At both the AU and the UNSC, the merchants of impunity have argued that Kenya is a sovereign state that is capable of trying all the 2007/8 post-election cases including those facing the Ocampo six. It also argued that with the enactment of the new Constitution, our judiciary will be sufficiently reformed and able to handle all the cases; that allowing the ICC process to continue would be an admission that Kenya is a failed State. Ominously, they also threatened a breakdown in law, order and security, not just in Kenya, but in the entire region if the ICC tries the Ocampo Six.

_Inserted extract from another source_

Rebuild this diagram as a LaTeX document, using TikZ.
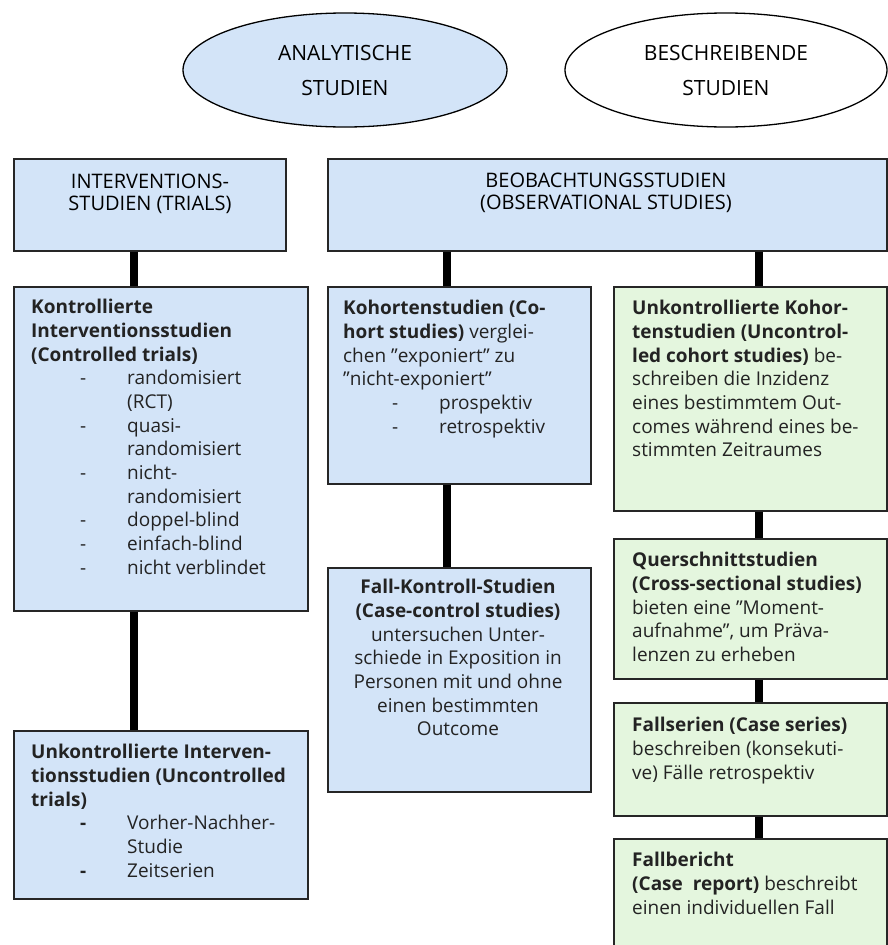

This time around, the argument remains essentially the same, with an intriguing caveat. Based on the British lawyers’ opinion, they will emphasize that there have been “material change in circumstances”. To win, they need to convince the Court that the Kenya Police has been transformed and retrained into a professional, competent and ethical police service. The reality, however, is that the Kenya Police has become more trigger-happy than it was even in 2007. Cold blooded executions have been captured on video in broad daylight. Thousands of Kenyans have lost their lives due to extra judicial killings. No retraining has happened. But more significantly, there have been no credible investigations of the crimes. No credible investigations are going on. And none can be conducted by the Kenya Police who are heavily implicated in the same crimes. How then will the unlawfully retained and paid barristers convince the Court that things have changed?
If the PNU/KKK faction cannot even fire the former Police Commissioner Hussein Ali, the Head of the Civil Service, Secretary to the Cabinet and Chairman of the National Security Advisory Council Francis Muthaura and Uhuru Kenyatta from government – even after Ocampo wrote to request that this be done – how will they convince the Court that these alleged perpetrators will not use their influence, power and office to commit more crimes or interfere with investigations?
It would be imperative to prove not just that they have ceased having control over the police; but also that the “force” they allegedly used to commit those crimes is no more in terms of its leadership, operational structure and personnel.
This is a tall order. The Kenya Police remains essentially the same as it was in 2007/8. The current Police Commissioner was the head of the notorious GSU during that period. The head of the trigger-happy Administration Police was in the same position in 2007/8. The same applies to those in operational positions. So, nothing has materially changed. How will the merchants of impunity convince the ICC that it has reformed and is now capable of investigating itself?
Moreover, no credible investigations have been conducted against the Ocampo 6. None can be conducted against them anyway. Muthaura, Ali and Uhuru Kenyatta remain too powerful for anyone to imagine that they can be investigated, leave alone tried at this time. Even the media have published pictures showing the current Police Commissioner saluting Muthaura in public functions.
There is no independent prosecutorial authority. No reformed, competent and ethical judiciary. No independent local tribunal that meets international standards. Yet, the tribal and ethnic lords that have thrive on ethnic cleansings, grand corruption and human rights abuses as the foundation of their power have cynically pretended to have become “peace makers” and “dispute resolution experts.”
With no credible investigations; no genuine prosecutions; and with the three of the Ocampo 6 trying to appoint a Chief Justice, Director of Public Prosecutions, Attorney General and Judges that are supposed to try them; how will the British lawyers convince the ICC that we are capable of rendering justice?
Miguna is the PM’s advisor on Coalition Affairs. The views expressed here are his own.